[BEGIN]
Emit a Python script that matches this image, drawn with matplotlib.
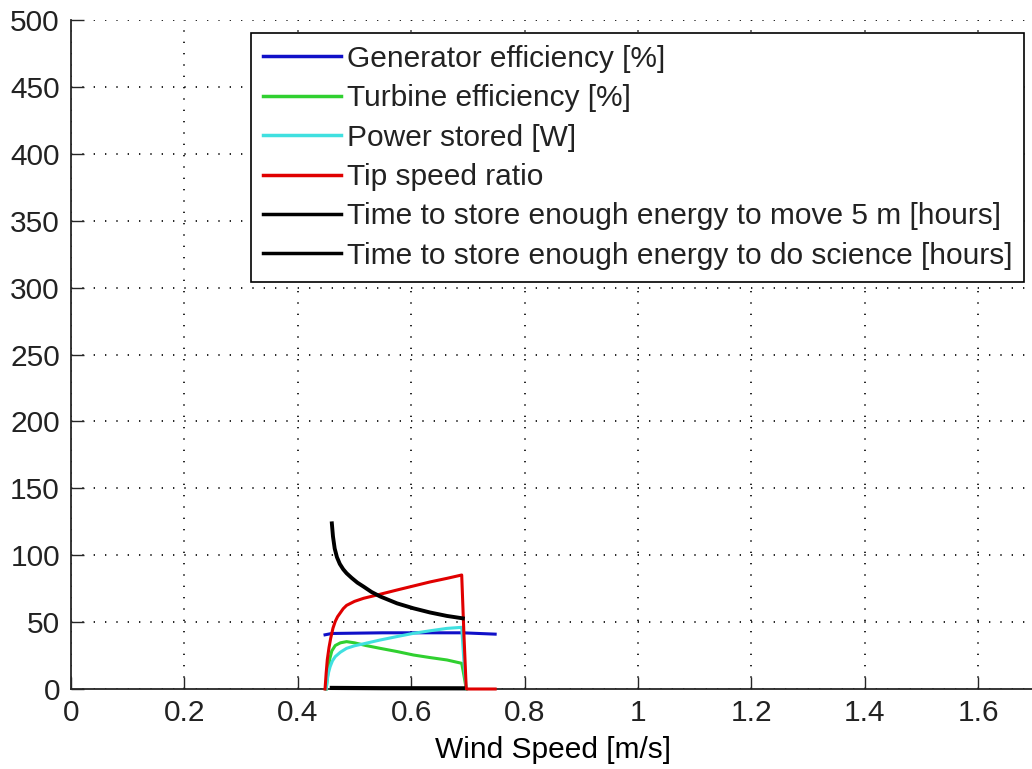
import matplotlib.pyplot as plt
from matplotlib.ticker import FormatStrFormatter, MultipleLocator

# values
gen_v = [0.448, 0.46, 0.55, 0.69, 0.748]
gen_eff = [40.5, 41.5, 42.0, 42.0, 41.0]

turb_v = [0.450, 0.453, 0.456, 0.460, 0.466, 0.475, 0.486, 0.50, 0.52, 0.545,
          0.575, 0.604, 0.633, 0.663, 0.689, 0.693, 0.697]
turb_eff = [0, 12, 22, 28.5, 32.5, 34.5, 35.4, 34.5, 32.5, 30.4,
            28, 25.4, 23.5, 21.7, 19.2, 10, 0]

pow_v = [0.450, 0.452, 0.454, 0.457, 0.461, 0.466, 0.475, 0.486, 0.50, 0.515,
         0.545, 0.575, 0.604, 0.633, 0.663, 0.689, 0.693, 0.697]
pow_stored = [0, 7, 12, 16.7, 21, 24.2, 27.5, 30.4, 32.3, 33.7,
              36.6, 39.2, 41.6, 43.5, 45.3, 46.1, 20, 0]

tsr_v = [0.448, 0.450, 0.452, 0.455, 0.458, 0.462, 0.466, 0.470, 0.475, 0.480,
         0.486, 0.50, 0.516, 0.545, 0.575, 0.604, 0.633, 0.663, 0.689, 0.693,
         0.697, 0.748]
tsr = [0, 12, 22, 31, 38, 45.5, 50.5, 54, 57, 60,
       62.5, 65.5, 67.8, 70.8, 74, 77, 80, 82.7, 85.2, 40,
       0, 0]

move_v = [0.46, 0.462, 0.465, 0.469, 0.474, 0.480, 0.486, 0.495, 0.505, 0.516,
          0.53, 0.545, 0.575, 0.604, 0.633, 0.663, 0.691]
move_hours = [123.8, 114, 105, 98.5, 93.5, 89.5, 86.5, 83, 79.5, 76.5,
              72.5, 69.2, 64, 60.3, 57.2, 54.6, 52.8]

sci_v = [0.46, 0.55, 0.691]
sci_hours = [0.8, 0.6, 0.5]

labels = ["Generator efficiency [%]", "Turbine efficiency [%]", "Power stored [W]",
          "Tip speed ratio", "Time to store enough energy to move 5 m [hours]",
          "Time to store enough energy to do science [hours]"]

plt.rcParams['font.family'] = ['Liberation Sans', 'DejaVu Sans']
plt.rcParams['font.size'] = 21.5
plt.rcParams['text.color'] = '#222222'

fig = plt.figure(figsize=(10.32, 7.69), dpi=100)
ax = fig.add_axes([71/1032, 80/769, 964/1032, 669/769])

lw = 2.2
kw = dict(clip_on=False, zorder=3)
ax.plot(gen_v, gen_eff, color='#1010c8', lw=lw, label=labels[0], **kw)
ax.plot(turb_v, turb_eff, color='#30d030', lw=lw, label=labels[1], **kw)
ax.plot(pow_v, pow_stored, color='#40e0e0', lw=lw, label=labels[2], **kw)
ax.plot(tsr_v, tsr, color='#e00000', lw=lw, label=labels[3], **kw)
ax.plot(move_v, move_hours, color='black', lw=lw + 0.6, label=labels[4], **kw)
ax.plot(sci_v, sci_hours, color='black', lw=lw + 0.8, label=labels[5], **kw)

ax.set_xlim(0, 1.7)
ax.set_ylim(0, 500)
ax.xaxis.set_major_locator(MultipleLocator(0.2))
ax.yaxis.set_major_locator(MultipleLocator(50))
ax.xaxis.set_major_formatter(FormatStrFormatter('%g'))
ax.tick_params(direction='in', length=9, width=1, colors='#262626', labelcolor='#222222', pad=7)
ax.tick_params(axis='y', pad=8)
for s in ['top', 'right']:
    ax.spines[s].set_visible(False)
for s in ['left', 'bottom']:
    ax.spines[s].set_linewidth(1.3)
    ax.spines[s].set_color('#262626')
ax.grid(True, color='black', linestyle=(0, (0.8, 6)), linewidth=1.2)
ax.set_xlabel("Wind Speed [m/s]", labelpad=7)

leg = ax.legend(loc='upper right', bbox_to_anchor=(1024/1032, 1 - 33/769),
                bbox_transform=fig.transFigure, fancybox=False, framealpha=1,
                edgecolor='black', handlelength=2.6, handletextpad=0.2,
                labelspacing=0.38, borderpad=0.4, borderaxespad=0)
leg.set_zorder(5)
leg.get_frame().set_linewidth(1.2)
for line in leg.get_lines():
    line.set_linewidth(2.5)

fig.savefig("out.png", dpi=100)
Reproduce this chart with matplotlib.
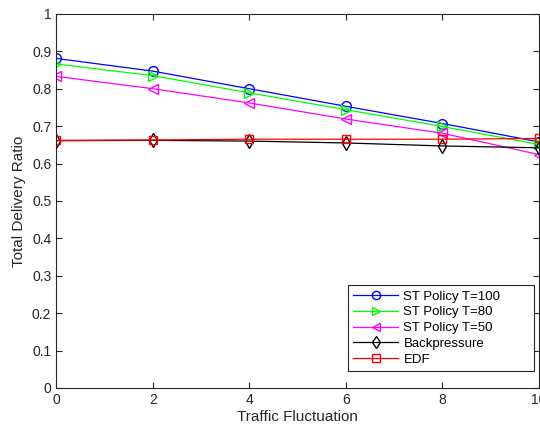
[END]
Aim of the task :: Up to and including the line that contains "72.5, 69.2, 64, 60.3, 57.2, 54.6, 52.8]", print the records above exactly from their first line, without any pictures.

Written answer ::
Emit a Python script that matches this image, drawn with matplotlib.
import matplotlib.pyplot as plt
from matplotlib.ticker import FormatStrFormatter, MultipleLocator

# values
gen_v = [0.448, 0.46, 0.55, 0.69, 0.748]
gen_eff = [40.5, 41.5, 42.0, 42.0, 41.0]

turb_v = [0.450, 0.453, 0.456, 0.460, 0.466, 0.475, 0.486, 0.50, 0.52, 0.545,
          0.575, 0.604, 0.633, 0.663, 0.689, 0.693, 0.697]
turb_eff = [0, 12, 22, 28.5, 32.5, 34.5, 35.4, 34.5, 32.5, 30.4,
            28, 25.4, 23.5, 21.7, 19.2, 10, 0]

pow_v = [0.450, 0.452, 0.454, 0.457, 0.461, 0.466, 0.475, 0.486, 0.50, 0.515,
         0.545, 0.575, 0.604, 0.633, 0.663, 0.689, 0.693, 0.697]
pow_stored = [0, 7, 12, 16.7, 21, 24.2, 27.5, 30.4, 32.3, 33.7,
              36.6, 39.2, 41.6, 43.5, 45.3, 46.1, 20, 0]

tsr_v = [0.448, 0.450, 0.452, 0.455, 0.458, 0.462, 0.466, 0.470, 0.475, 0.480,
         0.486, 0.50, 0.516, 0.545, 0.575, 0.604, 0.633, 0.663, 0.689, 0.693,
         0.697, 0.748]
tsr = [0, 12, 22, 31, 38, 45.5, 50.5, 54, 57, 60,
       62.5, 65.5, 67.8, 70.8, 74, 77, 80, 82.7, 85.2, 40,
       0, 0]

move_v = [0.46, 0.462, 0.465, 0.469, 0.474, 0.480, 0.486, 0.495, 0.505, 0.516,
          0.53, 0.545, 0.575, 0.604, 0.633, 0.663, 0.691]
move_hours = [123.8, 114, 105, 98.5, 93.5, 89.5, 86.5, 83, 79.5, 76.5,
              72.5, 69.2, 64, 60.3, 57.2, 54.6, 52.8]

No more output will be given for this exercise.